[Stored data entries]
________________________
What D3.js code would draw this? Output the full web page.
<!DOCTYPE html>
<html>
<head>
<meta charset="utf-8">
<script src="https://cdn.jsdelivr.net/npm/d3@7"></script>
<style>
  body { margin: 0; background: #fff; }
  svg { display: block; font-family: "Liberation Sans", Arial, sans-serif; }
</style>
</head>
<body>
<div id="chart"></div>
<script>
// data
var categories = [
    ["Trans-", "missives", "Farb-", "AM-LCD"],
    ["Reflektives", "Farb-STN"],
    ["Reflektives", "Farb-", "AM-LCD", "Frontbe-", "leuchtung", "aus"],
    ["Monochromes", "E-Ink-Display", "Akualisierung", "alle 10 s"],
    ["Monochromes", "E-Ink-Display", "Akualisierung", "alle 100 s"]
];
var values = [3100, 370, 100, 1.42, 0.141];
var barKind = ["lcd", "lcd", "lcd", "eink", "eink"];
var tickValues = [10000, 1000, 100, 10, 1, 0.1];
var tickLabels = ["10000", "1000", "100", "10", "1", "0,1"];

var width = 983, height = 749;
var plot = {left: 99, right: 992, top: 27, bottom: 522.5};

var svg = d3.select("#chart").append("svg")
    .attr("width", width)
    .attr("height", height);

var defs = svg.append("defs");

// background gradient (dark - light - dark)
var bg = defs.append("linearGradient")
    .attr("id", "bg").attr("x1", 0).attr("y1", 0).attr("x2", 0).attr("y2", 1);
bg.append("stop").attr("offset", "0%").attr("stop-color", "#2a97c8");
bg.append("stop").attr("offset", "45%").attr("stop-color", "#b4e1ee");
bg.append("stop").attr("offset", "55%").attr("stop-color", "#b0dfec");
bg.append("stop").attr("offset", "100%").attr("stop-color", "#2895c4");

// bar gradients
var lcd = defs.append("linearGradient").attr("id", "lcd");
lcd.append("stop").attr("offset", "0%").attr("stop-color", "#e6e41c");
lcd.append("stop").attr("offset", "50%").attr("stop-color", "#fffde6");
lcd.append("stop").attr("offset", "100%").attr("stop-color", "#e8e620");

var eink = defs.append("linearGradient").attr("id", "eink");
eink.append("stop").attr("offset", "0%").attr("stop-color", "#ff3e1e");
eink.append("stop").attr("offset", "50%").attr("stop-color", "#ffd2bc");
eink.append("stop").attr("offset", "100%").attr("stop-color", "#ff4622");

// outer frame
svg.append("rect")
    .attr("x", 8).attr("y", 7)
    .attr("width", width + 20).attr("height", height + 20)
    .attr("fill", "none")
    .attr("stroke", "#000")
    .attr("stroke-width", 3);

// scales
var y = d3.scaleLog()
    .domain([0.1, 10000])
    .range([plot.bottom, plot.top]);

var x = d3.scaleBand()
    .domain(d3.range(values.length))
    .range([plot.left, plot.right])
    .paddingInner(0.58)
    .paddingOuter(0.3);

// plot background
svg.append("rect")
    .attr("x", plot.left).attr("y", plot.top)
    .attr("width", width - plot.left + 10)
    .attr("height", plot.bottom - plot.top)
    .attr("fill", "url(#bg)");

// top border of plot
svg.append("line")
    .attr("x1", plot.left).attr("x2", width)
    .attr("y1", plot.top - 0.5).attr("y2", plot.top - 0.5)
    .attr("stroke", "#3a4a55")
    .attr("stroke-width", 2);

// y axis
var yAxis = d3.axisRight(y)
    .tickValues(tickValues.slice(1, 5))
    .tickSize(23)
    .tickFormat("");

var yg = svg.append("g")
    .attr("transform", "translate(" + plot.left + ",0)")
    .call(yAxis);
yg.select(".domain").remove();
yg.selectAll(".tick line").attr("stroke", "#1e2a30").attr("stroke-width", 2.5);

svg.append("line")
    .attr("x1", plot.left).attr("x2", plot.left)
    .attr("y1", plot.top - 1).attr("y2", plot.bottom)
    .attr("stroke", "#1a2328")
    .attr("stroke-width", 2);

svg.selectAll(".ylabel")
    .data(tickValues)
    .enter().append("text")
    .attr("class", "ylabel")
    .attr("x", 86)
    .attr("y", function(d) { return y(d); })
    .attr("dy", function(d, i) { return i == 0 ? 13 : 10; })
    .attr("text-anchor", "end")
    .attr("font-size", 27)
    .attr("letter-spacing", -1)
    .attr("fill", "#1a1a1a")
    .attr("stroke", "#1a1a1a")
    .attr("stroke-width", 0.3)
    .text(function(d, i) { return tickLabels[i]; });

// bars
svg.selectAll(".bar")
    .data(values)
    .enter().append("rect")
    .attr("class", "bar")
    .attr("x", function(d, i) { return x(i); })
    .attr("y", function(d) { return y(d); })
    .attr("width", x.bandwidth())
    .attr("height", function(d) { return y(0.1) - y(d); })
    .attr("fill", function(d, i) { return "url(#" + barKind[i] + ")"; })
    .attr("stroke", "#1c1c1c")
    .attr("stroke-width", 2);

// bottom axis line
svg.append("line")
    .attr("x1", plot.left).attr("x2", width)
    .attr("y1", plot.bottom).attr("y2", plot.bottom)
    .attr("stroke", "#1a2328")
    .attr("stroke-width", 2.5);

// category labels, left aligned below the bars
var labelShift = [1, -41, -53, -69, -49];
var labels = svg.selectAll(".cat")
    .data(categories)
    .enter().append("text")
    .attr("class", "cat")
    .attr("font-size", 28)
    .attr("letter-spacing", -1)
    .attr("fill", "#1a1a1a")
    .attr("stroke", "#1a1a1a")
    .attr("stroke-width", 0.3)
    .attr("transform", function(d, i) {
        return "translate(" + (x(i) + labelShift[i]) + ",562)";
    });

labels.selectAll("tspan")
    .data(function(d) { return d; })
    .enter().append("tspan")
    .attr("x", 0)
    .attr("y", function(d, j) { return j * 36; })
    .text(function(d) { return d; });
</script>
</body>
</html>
________________________
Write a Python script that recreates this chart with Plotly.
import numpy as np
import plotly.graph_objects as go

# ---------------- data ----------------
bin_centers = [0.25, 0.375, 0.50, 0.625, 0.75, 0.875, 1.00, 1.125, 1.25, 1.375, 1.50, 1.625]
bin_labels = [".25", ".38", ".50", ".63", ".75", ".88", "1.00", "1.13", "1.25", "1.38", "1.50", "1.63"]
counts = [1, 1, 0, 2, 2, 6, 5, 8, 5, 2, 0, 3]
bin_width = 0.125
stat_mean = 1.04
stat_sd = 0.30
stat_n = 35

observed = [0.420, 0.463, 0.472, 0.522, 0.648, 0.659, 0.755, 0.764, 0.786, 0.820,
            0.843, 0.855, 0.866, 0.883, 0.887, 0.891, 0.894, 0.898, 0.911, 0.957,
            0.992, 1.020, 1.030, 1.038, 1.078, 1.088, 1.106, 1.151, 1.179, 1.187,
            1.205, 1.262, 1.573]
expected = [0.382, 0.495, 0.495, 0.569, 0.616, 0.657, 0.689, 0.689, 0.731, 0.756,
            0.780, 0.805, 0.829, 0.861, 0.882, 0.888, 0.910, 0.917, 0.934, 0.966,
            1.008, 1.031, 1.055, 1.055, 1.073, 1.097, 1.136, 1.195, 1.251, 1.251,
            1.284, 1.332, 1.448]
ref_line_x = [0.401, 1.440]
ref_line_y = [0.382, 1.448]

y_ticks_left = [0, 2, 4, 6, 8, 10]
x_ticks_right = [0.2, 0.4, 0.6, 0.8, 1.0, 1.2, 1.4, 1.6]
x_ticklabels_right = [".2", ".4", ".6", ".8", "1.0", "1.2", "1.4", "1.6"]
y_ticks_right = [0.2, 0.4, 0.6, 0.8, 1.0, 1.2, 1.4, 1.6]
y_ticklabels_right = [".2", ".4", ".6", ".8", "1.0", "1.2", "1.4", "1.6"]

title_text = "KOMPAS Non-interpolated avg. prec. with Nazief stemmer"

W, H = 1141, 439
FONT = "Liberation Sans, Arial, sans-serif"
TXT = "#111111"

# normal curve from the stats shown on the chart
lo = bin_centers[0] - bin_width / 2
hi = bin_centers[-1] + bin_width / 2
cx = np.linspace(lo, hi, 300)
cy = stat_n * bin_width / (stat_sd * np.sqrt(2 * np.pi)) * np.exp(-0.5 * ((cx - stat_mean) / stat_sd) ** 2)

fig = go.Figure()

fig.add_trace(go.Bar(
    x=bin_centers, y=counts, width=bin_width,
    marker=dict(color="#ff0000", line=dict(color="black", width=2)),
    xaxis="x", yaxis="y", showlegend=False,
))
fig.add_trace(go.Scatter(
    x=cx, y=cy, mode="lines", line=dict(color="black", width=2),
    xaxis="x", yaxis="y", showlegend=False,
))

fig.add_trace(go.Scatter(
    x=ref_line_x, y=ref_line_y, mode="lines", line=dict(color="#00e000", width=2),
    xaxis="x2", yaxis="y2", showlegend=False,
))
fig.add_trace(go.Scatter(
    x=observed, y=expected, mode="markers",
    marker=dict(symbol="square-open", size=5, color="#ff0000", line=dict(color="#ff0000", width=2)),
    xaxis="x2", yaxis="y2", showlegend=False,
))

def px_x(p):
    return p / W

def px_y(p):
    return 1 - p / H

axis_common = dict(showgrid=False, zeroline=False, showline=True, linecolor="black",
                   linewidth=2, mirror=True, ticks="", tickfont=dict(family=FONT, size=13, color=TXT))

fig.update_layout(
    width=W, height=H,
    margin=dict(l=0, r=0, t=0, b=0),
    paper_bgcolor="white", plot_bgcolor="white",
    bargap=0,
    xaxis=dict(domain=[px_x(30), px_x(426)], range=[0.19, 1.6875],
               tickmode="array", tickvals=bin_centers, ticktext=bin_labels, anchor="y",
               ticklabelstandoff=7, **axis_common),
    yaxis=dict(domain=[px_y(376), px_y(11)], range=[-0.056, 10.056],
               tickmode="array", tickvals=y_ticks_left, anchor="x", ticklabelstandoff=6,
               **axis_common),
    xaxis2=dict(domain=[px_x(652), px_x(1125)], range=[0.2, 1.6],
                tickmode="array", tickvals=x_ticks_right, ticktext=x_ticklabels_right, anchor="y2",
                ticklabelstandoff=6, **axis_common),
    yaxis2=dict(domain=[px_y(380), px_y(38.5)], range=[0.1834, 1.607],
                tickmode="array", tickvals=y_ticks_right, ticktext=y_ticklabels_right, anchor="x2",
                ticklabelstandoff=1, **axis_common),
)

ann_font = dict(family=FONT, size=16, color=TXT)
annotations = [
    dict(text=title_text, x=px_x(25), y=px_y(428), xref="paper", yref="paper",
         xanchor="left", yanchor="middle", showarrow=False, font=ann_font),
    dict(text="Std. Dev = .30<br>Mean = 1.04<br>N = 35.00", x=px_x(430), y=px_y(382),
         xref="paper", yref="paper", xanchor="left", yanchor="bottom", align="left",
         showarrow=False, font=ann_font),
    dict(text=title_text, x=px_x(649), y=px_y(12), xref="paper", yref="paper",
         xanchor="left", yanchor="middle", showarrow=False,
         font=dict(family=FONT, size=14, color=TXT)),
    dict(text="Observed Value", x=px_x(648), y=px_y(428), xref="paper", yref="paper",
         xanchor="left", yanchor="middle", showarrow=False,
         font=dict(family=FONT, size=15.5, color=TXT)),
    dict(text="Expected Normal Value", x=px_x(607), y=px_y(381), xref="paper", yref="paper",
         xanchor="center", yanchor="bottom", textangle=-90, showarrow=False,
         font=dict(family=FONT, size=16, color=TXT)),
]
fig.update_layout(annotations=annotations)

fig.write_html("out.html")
________________________
» Short exercise:
Look above for the line containing "Write a Python". Output from there through the line containing "stat_n = 35", exactly and inclusively.

» The response:
Write a Python script that recreates this chart with Plotly.
import numpy as np
import plotly.graph_objects as go

# ---------------- data ----------------
bin_centers = [0.25, 0.375, 0.50, 0.625, 0.75, 0.875, 1.00, 1.125, 1.25, 1.375, 1.50, 1.625]
bin_labels = [".25", ".38", ".50", ".63", ".75", ".88", "1.00", "1.13", "1.25", "1.38", "1.50", "1.63"]
counts = [1, 1, 0, 2, 2, 6, 5, 8, 5, 2, 0, 3]
bin_width = 0.125
stat_mean = 1.04
stat_sd = 0.30
stat_n = 35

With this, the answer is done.